Annual inflation rates

Source: Macrobond, ING
Macrobond, ING

Housing costs intensify inflation risks

Another key reason why we think inflation will stay higher for longer is housing costs. Primary rents and owners’ equivalent rent account for a third of the CPI basket with movements in these components tending to lag 12-18 months below house price changes. The chart below suggests that housing components of inflation are now the story to watch year and could add nearly a full percentage point to annual inflation on their own.

Putting this altogether it means we think headline inflation stays above 5% through 1Q 2022 with core inflation above 3.5% through 2Q 2022. This hardly fits the “transitory” narrative put out by many at the Fed.

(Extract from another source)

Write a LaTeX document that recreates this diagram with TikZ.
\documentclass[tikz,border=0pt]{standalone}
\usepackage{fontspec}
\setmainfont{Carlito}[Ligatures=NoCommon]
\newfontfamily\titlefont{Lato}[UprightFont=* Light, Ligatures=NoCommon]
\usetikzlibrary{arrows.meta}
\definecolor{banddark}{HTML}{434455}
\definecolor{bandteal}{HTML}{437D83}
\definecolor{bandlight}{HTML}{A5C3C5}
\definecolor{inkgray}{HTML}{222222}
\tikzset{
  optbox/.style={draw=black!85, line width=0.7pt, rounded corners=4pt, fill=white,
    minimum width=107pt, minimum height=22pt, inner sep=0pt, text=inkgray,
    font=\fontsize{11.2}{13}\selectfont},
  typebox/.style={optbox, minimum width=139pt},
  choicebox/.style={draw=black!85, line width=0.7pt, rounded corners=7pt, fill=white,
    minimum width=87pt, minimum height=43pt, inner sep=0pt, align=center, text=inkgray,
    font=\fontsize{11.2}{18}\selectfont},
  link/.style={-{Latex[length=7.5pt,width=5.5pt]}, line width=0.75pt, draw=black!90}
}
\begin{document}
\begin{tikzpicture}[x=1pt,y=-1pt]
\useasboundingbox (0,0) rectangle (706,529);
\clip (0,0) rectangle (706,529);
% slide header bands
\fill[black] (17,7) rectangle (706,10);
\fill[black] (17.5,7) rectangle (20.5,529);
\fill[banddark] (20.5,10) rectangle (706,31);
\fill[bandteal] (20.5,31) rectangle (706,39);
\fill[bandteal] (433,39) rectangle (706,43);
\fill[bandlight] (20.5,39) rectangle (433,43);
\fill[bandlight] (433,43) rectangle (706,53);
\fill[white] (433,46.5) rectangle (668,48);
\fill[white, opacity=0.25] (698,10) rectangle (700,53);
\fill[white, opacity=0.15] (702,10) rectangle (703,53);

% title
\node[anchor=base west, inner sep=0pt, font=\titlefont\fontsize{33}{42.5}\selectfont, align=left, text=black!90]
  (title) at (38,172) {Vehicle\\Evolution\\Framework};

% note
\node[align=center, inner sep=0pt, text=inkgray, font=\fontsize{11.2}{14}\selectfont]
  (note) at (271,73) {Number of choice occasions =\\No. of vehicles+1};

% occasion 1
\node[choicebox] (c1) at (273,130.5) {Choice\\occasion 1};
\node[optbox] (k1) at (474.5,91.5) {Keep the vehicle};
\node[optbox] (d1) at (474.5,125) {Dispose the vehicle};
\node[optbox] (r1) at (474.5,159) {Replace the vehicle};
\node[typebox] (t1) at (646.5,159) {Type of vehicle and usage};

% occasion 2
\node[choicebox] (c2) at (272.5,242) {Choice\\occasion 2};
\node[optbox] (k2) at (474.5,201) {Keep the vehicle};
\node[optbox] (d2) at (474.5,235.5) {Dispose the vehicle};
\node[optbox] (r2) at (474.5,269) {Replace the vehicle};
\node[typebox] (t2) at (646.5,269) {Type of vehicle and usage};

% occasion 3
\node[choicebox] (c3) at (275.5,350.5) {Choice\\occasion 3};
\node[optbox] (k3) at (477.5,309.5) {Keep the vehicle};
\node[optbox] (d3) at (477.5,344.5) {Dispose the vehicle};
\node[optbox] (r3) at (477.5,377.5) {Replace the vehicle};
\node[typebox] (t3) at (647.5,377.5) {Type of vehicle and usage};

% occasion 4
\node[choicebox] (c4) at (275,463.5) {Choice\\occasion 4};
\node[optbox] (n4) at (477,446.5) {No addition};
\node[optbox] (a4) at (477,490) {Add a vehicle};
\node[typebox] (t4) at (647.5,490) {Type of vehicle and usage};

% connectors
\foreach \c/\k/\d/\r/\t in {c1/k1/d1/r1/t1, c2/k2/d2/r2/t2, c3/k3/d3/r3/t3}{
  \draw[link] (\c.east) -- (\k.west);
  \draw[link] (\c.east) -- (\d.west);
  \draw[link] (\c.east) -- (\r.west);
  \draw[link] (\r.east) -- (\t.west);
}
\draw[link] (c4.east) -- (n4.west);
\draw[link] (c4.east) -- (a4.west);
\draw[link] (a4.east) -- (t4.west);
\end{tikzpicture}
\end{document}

Housing costs and house prices (YoY%)

Source: Macrobond, ING
Macrobond, ING

Not so transitory now

The Federal Reserve continues to assert that "longer term inflation expectations remain well anchored at 2 percent", but there is growing discontent with this assessment – most notably from Atlanta Fed President Raphael Bostic. They can just about get away with it when talking about market inflation expectations. Using Treasury Inflation-Protected Securities, the breakeven rate 5 years out is 2.65% and 10Y it is 2.5%.

However, consumer inflation expectations are looking much less anchored. The Federal Reserve's own survey (conducted nationally by the NY Fed), shows 1Y ahead inflation consumer expectations rising to 5.3% – not really surprising as it tends to track actual inflation. However, the 3Y ahead inflation expectations rose to a new all-time high of 4.2%. We wouldn’t be surprised to see the University of Michigan 5-10Y ahead expectations break-up toward 3.5% in the next few months.

Inflation expectations are surging

Source: Macrobond, ING
Macrobond, ING

We are already predicting earlier and swifter policy action from the Fed than the market – QE taper to end in 2Q 2022 with rate hikes in September and December next year. An acceleration in these inflation expectations would bring that time-line even further forward.